Some of us plumbers and other trades men may remember the old 6" steel/aluminum body redline grade levels of years past but for some reason they have all but disappeared for some reason. Does anyone know if they still manufacture these items or am I forced to search for a decent vintage model in good shape. You may be asking yourself who cares its just a level, well for one the plastic models wear out on the points were they raise up for the 1% or 2% grades because anyone who uses these levels on a regular basis always slides them back and fourth first before they level or plumb the item to clean the surface and this ultimately ends up wearing down each side which can make them not read the right percentage.


Thanks, B.L


----------



## LLplumbing1988 (Oct 5, 2015)

Classic Steel/Aluminum Redline Levels where have they gone?????


----------



## dhal22 (Jul 30, 2010)

I have no idea.

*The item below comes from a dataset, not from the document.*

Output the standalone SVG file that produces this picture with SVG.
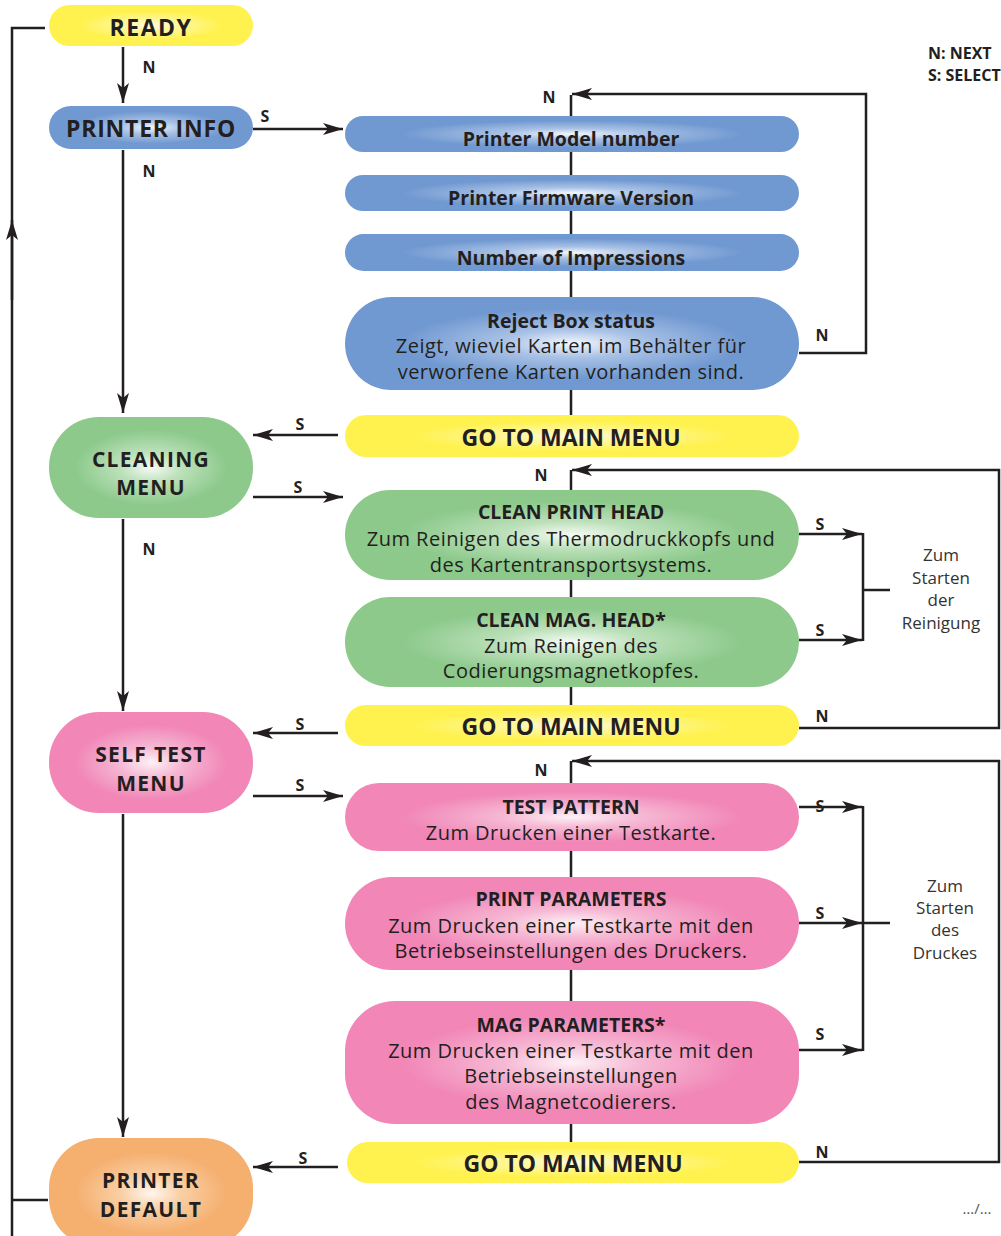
<svg xmlns="http://www.w3.org/2000/svg" width="1001" height="1236" viewBox="0 0 1001 1236">
<defs>
<radialGradient id="gy" cx="50%" cy="50%" r="50%"><stop offset="0" stop-color="#fffbe0"/><stop offset="0.25" stop-color="#fff7a0"/><stop offset="0.7" stop-color="#fff24f"/></radialGradient>
<radialGradient id="gb" cx="50%" cy="50%" r="50%"><stop offset="0" stop-color="#f4f7fc"/><stop offset="0.3" stop-color="#a9c2e6"/><stop offset="0.75" stop-color="#7199d1"/></radialGradient>
<radialGradient id="gg" cx="50%" cy="50%" r="50%"><stop offset="0" stop-color="#f6fbf5"/><stop offset="0.3" stop-color="#bde1bb"/><stop offset="0.75" stop-color="#8cc98b"/></radialGradient>
<radialGradient id="gp" cx="50%" cy="50%" r="50%"><stop offset="0" stop-color="#fdf1f6"/><stop offset="0.3" stop-color="#f6b9d4"/><stop offset="0.75" stop-color="#f186b7"/></radialGradient>
<radialGradient id="go" cx="50%" cy="50%" r="50%"><stop offset="0" stop-color="#fff6ee"/><stop offset="0.3" stop-color="#f9cfa4"/><stop offset="0.75" stop-color="#f5af6f"/></radialGradient>
<marker id="ar" viewBox="0 0 20 12" refX="20" refY="6" markerWidth="20" markerHeight="12" markerUnits="userSpaceOnUse" orient="auto"><path d="M0,0 L20,6 L0,12 L5,6 z" fill="#231f20"/></marker>
</defs>
<style>
.ln{fill:none;stroke:#231f20;stroke-width:2.5}
.a{marker-end:url(#ar)}
text{font-family:"Open Sans","Noto Sans","Liberation Sans",sans-serif;fill:#231f20;text-anchor:middle;dominant-baseline:central}
.t{font-weight:bold;font-size:23px}
.m{font-weight:bold;font-size:21px;letter-spacing:1.3px}
.h{font-weight:bold;font-size:19.5px}
.b{font-size:20px;letter-spacing:0.5px}
.l{font-weight:bold;font-size:16px}
.r{font-size:17px;fill:#333}
</style>
<rect width="1001" height="1236" fill="#fff"/>
<g id="connectors">
<path class="ln" d="M45,28 H12 V1236"/>
<path class="ln a" d="M12,300 V220"/>
<path class="ln" d="M12,1200 H48"/>
<path class="ln a" d="M123,47 V103"/>
<path class="ln a" d="M253,129 H343"/>
<path class="ln a" d="M123,150 V413"/>
<path class="ln a" d="M338,435 H253"/>
<path class="ln a" d="M253,497 H343"/>
<path class="ln a" d="M123,519 V711"/>
<path class="ln a" d="M338,733 H253"/>
<path class="ln a" d="M253,796 H343"/>
<path class="ln a" d="M123,814 V1137"/>
<path class="ln a" d="M338,1167 H253"/>
<path class="ln" d="M571,95 V415"/>
<path class="ln a" d="M799,353 H866 V94 H572"/>
<path class="ln" d="M571,470 V705"/>
<path class="ln a" d="M799,728 H999 V470 H572"/>
<path class="ln a" d="M799,534 H862"/>
<path class="ln a" d="M799,640 H862"/>
<path class="ln" d="M863,533 V641 M863,590 H890"/>
<path class="ln" d="M571,761 V1142"/>
<path class="ln a" d="M799,1162 H999 V761 H572"/>
<path class="ln a" d="M799,807 H862"/>
<path class="ln a" d="M799,923 H862"/>
<path class="ln a" d="M799,1050 H862"/>
<path class="ln" d="M863,806 V1051 M863,923 H890"/>
</g>
<g id="labels">
<text class="l" x="149" y="67">N</text>
<text class="l" x="265" y="116">S</text>
<text class="l" x="149" y="171">N</text>
<text class="l" x="549" y="97">N</text>
<text class="l" x="822" y="335">N</text>
<text class="l" x="300" y="424">S</text>
<text class="l" x="298" y="487">S</text>
<text class="l" x="149" y="549">N</text>
<text class="l" x="541" y="475">N</text>
<text class="l" x="820" y="524">S</text>
<text class="l" x="820" y="630">S</text>
<text class="l" x="822" y="716">N</text>
<text class="l" x="300" y="724">S</text>
<text class="l" x="300" y="785">S</text>
<text class="l" x="541" y="770">N</text>
<text class="l" x="820" y="806">S</text>
<text class="l" x="820" y="913">S</text>
<text class="l" x="820" y="1034">S</text>
<text class="l" x="822" y="1152">N</text>
<text class="l" x="303" y="1158">S</text>
<text class="l" x="928" y="53" style="text-anchor:start">N: NEXT</text>
<text class="l" x="928" y="75" style="text-anchor:start">S: SELECT</text>
<text class="r"><tspan x="941" y="554">Zum</tspan><tspan x="941" y="577">Starten</tspan><tspan x="941" y="599">der</tspan><tspan x="941" y="622">Reinigung</tspan></text>
<text class="r"><tspan x="945" y="885">Zum</tspan><tspan x="945" y="907">Starten</tspan><tspan x="945" y="929">des</tspan><tspan x="945" y="952">Druckes</tspan></text>
<text class="r" x="977" y="1208" style="font-size:15px;fill:#555">…/…</text>
</g>
<g id="ready"><rect x="49" y="5" width="204" height="41" rx="20.5" fill="url(#gy)"/><text class="t" x="151" y="27" style="letter-spacing:1.5px">READY</text></g>
<g id="printer-info"><rect x="49" y="106" width="204" height="43" rx="21.5" fill="url(#gb)"/><text class="t" x="151" y="128" style="letter-spacing:0.8px">PRINTER INFO</text></g>
<g id="model"><rect x="345" y="116" width="454" height="36" rx="18" fill="url(#gb)"/><text class="h" x="571" y="138">Printer Model number</text></g>
<g id="firmware"><rect x="345" y="175" width="454" height="36" rx="18" fill="url(#gb)"/><text class="h" x="571" y="197">Printer Firmware Version</text></g>
<g id="impressions"><rect x="345" y="234" width="454" height="37" rx="18.5" fill="url(#gb)"/><text class="h" x="571" y="257">Number of Impressions</text></g>
<g id="reject"><rect x="345" y="297" width="454" height="93" rx="46.5" fill="url(#gb)"/><text class="h" x="571" y="320">Reject Box status</text><text class="b" x="571" y="345">Zeigt, wieviel Karten im Behälter für</text><text class="b" x="571" y="371">verworfene Karten vorhanden sind.</text></g>
<g id="main1"><rect x="345" y="415" width="454" height="42" rx="21" fill="url(#gy)"/><text class="t" x="571" y="437">GO TO MAIN MENU</text></g>
<g id="cleaning"><rect x="49" y="417" width="204" height="101" rx="50" fill="url(#gg)"/><text class="m" x="151" y="459">CLEANING</text><text class="m" x="151" y="487">MENU</text></g>
<g id="clean-print"><rect x="345" y="490" width="454" height="90" rx="45" fill="url(#gg)"/><text class="h" x="571" y="511">CLEAN PRINT HEAD</text><text class="b" x="571" y="538">Zum Reinigen des Thermodruckkopfs und</text><text class="b" x="571" y="564">des Kartentransportsystems.</text></g>
<g id="clean-mag"><rect x="345" y="597" width="454" height="90" rx="45" fill="url(#gg)"/><text class="h" x="571" y="619">CLEAN MAG. HEAD*</text><text class="b" x="571" y="645">Zum Reinigen des</text><text class="b" x="571" y="670">Codierungsmagnetkopfes.</text></g>
<g id="main2"><rect x="345" y="705" width="454" height="41" rx="20.5" fill="url(#gy)"/><text class="t" x="571" y="726">GO TO MAIN MENU</text></g>
<g id="selftest"><rect x="49" y="712" width="204" height="101" rx="50" fill="url(#gp)"/><text class="m" x="151" y="754">SELF TEST</text><text class="m" x="151" y="783">MENU</text></g>
<g id="test-pattern"><rect x="345" y="783" width="454" height="68" rx="34" fill="url(#gp)"/><text class="h" x="571" y="806">TEST PATTERN</text><text class="b" x="571" y="832">Zum Drucken einer Testkarte.</text></g>
<g id="print-params"><rect x="345" y="877" width="454" height="93" rx="46.5" fill="url(#gp)"/><text class="h" x="571" y="898">PRINT PARAMETERS</text><text class="b" x="571" y="925">Zum Drucken einer Testkarte mit den</text><text class="b" x="571" y="950">Betriebseinstellungen des Druckers.</text></g>
<g id="mag-params"><rect x="345" y="1001" width="454" height="123" rx="50" fill="url(#gp)"/><text class="h" x="571" y="1024">MAG PARAMETERS*</text><text class="b" x="571" y="1050">Zum Drucken einer Testkarte mit den</text><text class="b" x="571" y="1075">Betriebseinstellungen</text><text class="b" x="571" y="1101">des Magnetcodierers.</text></g>
<g id="main3"><rect x="347" y="1142" width="452" height="41" rx="20.5" fill="url(#gy)"/><text class="t" x="573" y="1163">GO TO MAIN MENU</text></g>
<g id="printer-default"><rect x="49" y="1138" width="204" height="110" rx="50" fill="url(#go)"/><text class="m" x="151" y="1180">PRINTER</text><text class="m" x="151" y="1209">DEFAULT</text></g>
</svg>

Also where did the ability to read in this country go? Right at the top of every single chapter in this forum is the request to introduce yourself first.


----------



## LLplumbing1988 (Oct 5, 2015)

Sorry about that very new to the site was my first post still haven't figured it all out yet.


----------



## dhal22 (Jul 30, 2010)

LLplumbing1988 said:


> Sorry about that very new to the site was my first post still haven't figured it all out yet.


All of the members here introduced themselves, it's no big deal to do it.


----------



## Ghostmaker (Jan 12, 2013)

http://tradesmantoolsdirect.com/shopping/start.php?browse=1&cat=34


----------